◆ Data extract

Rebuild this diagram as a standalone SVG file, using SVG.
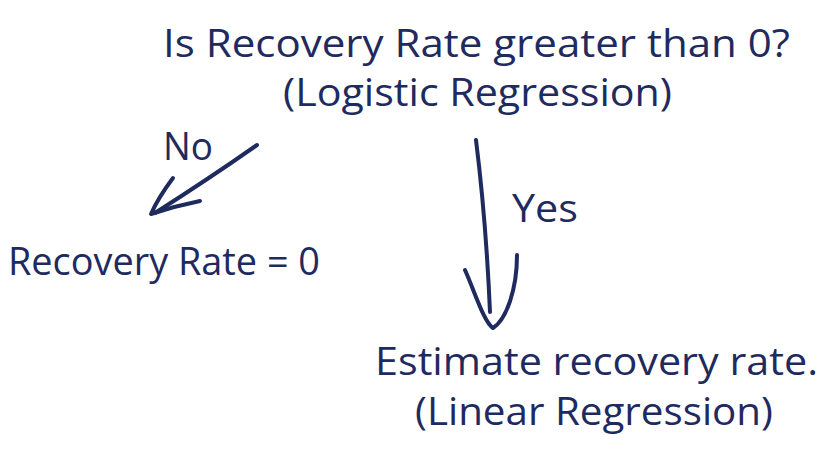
<svg xmlns="http://www.w3.org/2000/svg" width="830" height="454" viewBox="0 0 830 454">
<style>
.t{font-family:"Open Sans","Noto Sans","Liberation Sans",sans-serif;fill:#1f2a5e;font-size:38px;}
.c{fill:none;stroke:#1f2a5e;stroke-width:4;stroke-linecap:round;stroke-linejoin:round;}
</style>
<rect width="830" height="454" fill="#ffffff"/>
<g id="root">
<text class="t" x="163" y="57" textLength="627" lengthAdjust="spacingAndGlyphs">Is Recovery Rate greater than 0?</text>
<text class="t" x="283" y="106" textLength="389" lengthAdjust="spacingAndGlyphs">(Logistic Regression)</text>
</g>
<g id="no-node">
<text class="t" x="8" y="275" textLength="312" lengthAdjust="spacingAndGlyphs">Recovery Rate = 0</text>
</g>
<g id="yes-node">
<text class="t" x="375" y="375" textLength="443" lengthAdjust="spacingAndGlyphs">Estimate recovery rate.</text>
<text class="t" x="415" y="425" textLength="358" lengthAdjust="spacingAndGlyphs">(Linear Regression)</text>
</g>
<g id="connectors">
<path class="c" d="M257 145 Q210 178 155 213"/>
<path class="c" d="M173 178 Q158 198 151 214 Q175 206 200 201"/>
<text class="t" x="163" y="160" textLength="50" lengthAdjust="spacingAndGlyphs">No</text>
<path class="c" d="M476 140 Q486 220 490 312"/>
<path class="c" d="M465 270 C476 295 484 322 493 328 C506 320 517 290 517 255"/>
<text class="t" x="512" y="222" textLength="66" lengthAdjust="spacingAndGlyphs">Yes</text>
</g>
</svg>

◆ Task prompt
Output the material word for word, omitting its pictures.

◆ Task response
Rebuild this diagram as a standalone SVG file, using SVG.
<svg xmlns="http://www.w3.org/2000/svg" width="830" height="454" viewBox="0 0 830 454">
<style>
.t{font-family:"Open Sans","Noto Sans","Liberation Sans",sans-serif;fill:#1f2a5e;font-size:38px;}
.c{fill:none;stroke:#1f2a5e;stroke-width:4;stroke-linecap:round;stroke-linejoin:round;}
</style>
<rect width="830" height="454" fill="#ffffff"/>
<g id="root">
<text class="t" x="163" y="57" textLength="627" lengthAdjust="spacingAndGlyphs">Is Recovery Rate greater than 0?</text>
<text class="t" x="283" y="106" textLength="389" lengthAdjust="spacingAndGlyphs">(Logistic Regression)</text>
</g>
<g id="no-node">
<text class="t" x="8" y="275" textLength="312" lengthAdjust="spacingAndGlyphs">Recovery Rate = 0</text>
</g>
<g id="yes-node">
<text class="t" x="375" y="375" textLength="443" lengthAdjust="spacingAndGlyphs">Estimate recovery rate.</text>
<text class="t" x="415" y="425" textLength="358" lengthAdjust="spacingAndGlyphs">(Linear Regression)</text>
</g>
<g id="connectors">
<path class="c" d="M257 145 Q210 178 155 213"/>
<path class="c" d="M173 178 Q158 198 151 214 Q175 206 200 201"/>
<text class="t" x="163" y="160" textLength="50" lengthAdjust="spacingAndGlyphs">No</text>
<path class="c" d="M476 140 Q486 220 490 312"/>
<path class="c" d="M465 270 C476 295 484 322 493 328 C506 320 517 290 517 255"/>
<text class="t" x="512" y="222" textLength="66" lengthAdjust="spacingAndGlyphs">Yes</text>
</g>
</svg>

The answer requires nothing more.